§ Task brief
Can you pull out each line of the data below that includes the word "this"?

§ Provided data
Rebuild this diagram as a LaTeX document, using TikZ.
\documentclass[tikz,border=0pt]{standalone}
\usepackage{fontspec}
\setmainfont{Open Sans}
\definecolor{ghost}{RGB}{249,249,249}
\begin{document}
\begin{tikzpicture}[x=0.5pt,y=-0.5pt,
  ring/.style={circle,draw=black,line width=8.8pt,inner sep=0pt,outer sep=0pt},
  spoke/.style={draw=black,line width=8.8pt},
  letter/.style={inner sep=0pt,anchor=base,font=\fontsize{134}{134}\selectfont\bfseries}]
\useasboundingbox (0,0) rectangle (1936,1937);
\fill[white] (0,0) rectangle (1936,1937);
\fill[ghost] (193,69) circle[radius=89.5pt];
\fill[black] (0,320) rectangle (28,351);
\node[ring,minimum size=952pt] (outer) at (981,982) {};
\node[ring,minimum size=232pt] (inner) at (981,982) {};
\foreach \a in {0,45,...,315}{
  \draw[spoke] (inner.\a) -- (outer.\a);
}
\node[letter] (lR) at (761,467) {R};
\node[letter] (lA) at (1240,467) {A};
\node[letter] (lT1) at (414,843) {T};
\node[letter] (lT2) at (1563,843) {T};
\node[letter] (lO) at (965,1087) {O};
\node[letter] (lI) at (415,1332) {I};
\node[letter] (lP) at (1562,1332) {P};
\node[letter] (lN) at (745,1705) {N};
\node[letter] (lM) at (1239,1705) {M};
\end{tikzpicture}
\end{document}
==
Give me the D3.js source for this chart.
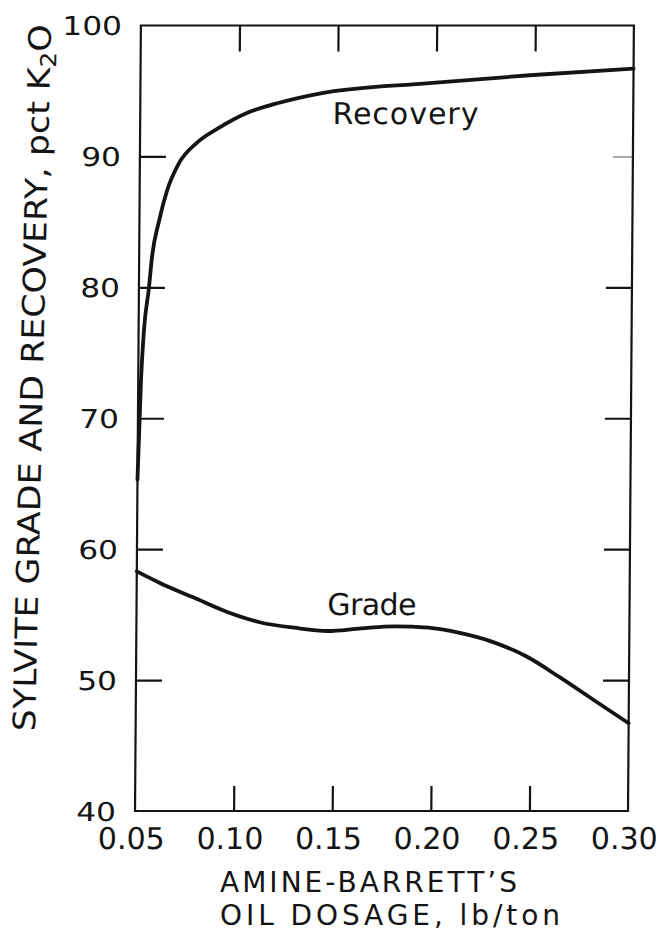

§ Solution to the exercise
Rebuild this diagram as a LaTeX document, using TikZ.
Give me the D3.js source for this chart.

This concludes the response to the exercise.